**Stated problem**
Repeat the lines of the data that follow, please, starting at the first and stopping after the one with "0.038, 0.1, 0, 0];".

**Recorded data**
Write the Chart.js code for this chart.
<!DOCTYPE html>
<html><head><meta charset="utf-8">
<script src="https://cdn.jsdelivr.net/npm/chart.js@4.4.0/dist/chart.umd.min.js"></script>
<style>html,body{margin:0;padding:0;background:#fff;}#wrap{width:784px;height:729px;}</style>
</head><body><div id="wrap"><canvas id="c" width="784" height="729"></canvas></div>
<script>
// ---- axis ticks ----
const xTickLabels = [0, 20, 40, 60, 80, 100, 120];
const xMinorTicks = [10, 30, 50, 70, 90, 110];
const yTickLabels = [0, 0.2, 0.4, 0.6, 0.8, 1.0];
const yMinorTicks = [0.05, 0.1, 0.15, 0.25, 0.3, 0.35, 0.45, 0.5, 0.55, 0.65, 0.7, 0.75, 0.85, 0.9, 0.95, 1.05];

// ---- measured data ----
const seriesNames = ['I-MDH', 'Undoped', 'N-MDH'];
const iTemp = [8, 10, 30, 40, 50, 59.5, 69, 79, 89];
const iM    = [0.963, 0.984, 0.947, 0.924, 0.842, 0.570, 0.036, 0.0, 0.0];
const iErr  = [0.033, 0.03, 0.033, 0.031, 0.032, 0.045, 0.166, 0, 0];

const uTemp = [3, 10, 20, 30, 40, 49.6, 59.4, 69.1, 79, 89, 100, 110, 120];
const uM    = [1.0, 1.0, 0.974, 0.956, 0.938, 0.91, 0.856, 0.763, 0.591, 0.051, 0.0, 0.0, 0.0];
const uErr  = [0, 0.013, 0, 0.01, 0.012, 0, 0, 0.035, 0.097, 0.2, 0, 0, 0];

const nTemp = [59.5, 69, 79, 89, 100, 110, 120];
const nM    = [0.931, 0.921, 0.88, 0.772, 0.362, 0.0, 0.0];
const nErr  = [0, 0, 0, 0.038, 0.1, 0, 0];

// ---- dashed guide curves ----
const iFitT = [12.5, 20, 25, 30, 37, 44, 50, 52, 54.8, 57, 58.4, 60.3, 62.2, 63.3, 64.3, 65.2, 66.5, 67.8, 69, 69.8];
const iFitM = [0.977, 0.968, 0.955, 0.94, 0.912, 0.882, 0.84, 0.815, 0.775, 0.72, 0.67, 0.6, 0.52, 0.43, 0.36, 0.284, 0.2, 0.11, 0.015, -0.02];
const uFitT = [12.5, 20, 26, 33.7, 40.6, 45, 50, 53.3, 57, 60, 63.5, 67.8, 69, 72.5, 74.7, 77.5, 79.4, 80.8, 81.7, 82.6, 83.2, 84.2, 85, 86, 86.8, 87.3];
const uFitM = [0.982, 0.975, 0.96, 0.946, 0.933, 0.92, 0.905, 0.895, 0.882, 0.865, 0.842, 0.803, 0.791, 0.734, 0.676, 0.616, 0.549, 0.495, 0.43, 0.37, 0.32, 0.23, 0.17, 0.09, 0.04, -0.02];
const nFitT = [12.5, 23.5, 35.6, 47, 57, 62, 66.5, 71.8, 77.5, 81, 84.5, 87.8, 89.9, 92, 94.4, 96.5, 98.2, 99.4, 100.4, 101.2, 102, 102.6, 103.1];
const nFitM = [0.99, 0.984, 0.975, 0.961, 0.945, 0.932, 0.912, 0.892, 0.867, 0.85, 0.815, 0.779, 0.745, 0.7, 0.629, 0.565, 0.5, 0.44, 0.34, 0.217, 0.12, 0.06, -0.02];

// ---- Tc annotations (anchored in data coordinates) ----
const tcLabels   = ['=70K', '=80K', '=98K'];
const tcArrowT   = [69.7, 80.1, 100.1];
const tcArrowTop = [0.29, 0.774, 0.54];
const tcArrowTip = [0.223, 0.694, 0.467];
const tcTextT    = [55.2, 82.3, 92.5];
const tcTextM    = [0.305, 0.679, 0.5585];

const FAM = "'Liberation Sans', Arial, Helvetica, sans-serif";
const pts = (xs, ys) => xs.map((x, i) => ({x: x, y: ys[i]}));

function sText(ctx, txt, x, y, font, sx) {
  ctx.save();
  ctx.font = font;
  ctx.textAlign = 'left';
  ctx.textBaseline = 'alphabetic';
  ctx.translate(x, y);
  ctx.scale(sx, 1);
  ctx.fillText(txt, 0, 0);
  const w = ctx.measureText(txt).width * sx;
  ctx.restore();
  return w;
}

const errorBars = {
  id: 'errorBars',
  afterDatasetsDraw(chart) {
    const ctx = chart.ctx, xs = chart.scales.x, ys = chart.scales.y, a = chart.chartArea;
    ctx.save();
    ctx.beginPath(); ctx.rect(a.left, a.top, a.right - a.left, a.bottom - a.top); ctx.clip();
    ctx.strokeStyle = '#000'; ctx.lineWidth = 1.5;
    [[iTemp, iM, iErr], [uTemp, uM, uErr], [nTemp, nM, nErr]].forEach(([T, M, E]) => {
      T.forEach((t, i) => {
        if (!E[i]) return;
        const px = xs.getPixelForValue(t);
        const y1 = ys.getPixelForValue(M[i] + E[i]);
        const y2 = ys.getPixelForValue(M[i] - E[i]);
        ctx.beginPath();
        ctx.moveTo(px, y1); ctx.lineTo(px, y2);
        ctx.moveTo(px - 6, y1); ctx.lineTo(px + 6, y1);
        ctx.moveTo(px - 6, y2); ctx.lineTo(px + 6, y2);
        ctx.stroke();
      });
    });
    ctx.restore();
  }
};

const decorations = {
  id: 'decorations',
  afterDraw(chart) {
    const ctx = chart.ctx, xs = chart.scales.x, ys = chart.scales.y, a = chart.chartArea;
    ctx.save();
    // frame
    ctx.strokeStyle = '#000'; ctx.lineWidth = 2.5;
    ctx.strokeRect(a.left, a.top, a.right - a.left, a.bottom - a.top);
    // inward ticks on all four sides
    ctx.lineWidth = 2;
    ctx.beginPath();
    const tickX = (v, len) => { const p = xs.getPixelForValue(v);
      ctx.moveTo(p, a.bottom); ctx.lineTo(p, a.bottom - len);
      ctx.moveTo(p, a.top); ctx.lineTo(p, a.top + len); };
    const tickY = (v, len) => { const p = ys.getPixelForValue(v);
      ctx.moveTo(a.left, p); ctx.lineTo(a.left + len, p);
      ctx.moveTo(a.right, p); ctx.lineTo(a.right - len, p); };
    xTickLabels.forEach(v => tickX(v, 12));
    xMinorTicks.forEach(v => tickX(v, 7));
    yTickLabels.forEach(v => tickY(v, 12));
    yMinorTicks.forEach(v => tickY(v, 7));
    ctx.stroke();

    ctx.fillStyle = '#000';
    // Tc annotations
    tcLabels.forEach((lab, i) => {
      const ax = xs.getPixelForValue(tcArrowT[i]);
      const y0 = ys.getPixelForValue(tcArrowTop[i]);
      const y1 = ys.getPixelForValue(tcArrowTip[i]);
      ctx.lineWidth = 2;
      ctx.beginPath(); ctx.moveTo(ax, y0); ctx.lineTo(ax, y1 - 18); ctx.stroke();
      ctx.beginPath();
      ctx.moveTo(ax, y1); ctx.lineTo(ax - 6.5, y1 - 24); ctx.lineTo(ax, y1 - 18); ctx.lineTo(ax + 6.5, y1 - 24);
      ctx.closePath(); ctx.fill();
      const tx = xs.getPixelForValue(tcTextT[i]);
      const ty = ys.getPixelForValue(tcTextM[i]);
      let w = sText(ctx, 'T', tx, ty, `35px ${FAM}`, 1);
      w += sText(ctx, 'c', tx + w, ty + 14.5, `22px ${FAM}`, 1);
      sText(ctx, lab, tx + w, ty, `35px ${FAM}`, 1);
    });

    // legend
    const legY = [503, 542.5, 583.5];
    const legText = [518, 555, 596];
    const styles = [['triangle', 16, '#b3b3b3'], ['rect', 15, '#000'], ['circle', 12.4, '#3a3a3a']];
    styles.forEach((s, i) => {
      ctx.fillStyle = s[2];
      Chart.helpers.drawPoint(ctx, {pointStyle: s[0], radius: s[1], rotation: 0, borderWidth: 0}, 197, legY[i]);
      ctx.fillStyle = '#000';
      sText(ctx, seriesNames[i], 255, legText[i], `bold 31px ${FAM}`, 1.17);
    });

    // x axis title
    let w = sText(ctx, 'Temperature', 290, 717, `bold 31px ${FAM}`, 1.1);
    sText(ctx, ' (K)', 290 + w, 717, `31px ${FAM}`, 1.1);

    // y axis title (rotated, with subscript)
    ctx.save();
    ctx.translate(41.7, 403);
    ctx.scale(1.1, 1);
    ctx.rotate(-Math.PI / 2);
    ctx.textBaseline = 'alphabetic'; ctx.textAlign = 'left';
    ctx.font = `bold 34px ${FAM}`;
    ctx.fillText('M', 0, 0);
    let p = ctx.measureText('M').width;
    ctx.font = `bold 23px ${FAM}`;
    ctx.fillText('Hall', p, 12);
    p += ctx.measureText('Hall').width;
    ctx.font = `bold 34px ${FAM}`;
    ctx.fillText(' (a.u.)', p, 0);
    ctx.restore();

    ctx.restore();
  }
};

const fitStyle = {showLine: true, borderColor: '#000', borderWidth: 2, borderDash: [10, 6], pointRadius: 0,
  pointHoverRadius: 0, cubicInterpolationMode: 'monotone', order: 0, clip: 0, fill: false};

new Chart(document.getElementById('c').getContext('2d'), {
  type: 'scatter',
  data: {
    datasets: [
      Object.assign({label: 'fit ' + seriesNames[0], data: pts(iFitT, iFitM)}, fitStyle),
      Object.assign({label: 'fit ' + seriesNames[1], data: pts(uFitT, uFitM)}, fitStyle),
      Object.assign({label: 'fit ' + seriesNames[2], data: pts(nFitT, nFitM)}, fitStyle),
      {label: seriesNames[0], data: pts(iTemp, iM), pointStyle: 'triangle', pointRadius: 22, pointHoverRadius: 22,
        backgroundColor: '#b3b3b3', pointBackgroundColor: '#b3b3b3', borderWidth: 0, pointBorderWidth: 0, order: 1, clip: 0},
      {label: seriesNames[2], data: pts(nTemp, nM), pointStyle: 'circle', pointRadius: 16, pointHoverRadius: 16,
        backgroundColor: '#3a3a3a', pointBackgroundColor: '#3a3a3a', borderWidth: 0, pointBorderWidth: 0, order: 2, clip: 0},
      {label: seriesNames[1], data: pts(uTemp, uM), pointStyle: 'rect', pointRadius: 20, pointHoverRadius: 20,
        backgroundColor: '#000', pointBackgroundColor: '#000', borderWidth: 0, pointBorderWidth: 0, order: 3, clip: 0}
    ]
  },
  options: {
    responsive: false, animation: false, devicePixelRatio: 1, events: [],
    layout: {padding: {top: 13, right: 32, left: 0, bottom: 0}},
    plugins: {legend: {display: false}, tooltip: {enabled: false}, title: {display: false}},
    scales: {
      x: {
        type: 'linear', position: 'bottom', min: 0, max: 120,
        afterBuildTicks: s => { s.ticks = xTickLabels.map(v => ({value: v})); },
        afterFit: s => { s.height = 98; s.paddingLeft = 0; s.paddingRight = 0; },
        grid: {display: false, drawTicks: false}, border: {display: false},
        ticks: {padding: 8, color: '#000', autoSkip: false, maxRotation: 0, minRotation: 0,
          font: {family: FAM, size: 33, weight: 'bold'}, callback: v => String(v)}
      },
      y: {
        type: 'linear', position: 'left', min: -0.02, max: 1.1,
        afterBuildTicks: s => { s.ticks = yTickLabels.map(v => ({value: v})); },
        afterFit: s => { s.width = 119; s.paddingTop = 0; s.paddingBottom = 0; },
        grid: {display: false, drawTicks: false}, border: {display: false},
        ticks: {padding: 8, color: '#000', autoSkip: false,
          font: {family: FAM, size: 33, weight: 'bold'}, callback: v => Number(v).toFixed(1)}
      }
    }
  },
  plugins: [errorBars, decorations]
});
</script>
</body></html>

**Answer to this task**
Write the Chart.js code for this chart.
<!DOCTYPE html>
<html><head><meta charset="utf-8">
<script src="https://cdn.jsdelivr.net/npm/chart.js@4.4.0/dist/chart.umd.min.js"></script>
<style>html,body{margin:0;padding:0;background:#fff;}#wrap{width:784px;height:729px;}</style>
</head><body><div id="wrap"><canvas id="c" width="784" height="729"></canvas></div>
<script>
// ---- axis ticks ----
const xTickLabels = [0, 20, 40, 60, 80, 100, 120];
const xMinorTicks = [10, 30, 50, 70, 90, 110];
const yTickLabels = [0, 0.2, 0.4, 0.6, 0.8, 1.0];
const yMinorTicks = [0.05, 0.1, 0.15, 0.25, 0.3, 0.35, 0.45, 0.5, 0.55, 0.65, 0.7, 0.75, 0.85, 0.9, 0.95, 1.05];

// ---- measured data ----
const seriesNames = ['I-MDH', 'Undoped', 'N-MDH'];
const iTemp = [8, 10, 30, 40, 50, 59.5, 69, 79, 89];
const iM    = [0.963, 0.984, 0.947, 0.924, 0.842, 0.570, 0.036, 0.0, 0.0];
const iErr  = [0.033, 0.03, 0.033, 0.031, 0.032, 0.045, 0.166, 0, 0];

const uTemp = [3, 10, 20, 30, 40, 49.6, 59.4, 69.1, 79, 89, 100, 110, 120];
const uM    = [1.0, 1.0, 0.974, 0.956, 0.938, 0.91, 0.856, 0.763, 0.591, 0.051, 0.0, 0.0, 0.0];
const uErr  = [0, 0.013, 0, 0.01, 0.012, 0, 0, 0.035, 0.097, 0.2, 0, 0, 0];

const nTemp = [59.5, 69, 79, 89, 100, 110, 120];
const nM    = [0.931, 0.921, 0.88, 0.772, 0.362, 0.0, 0.0];
const nErr  = [0, 0, 0, 0.038, 0.1, 0, 0];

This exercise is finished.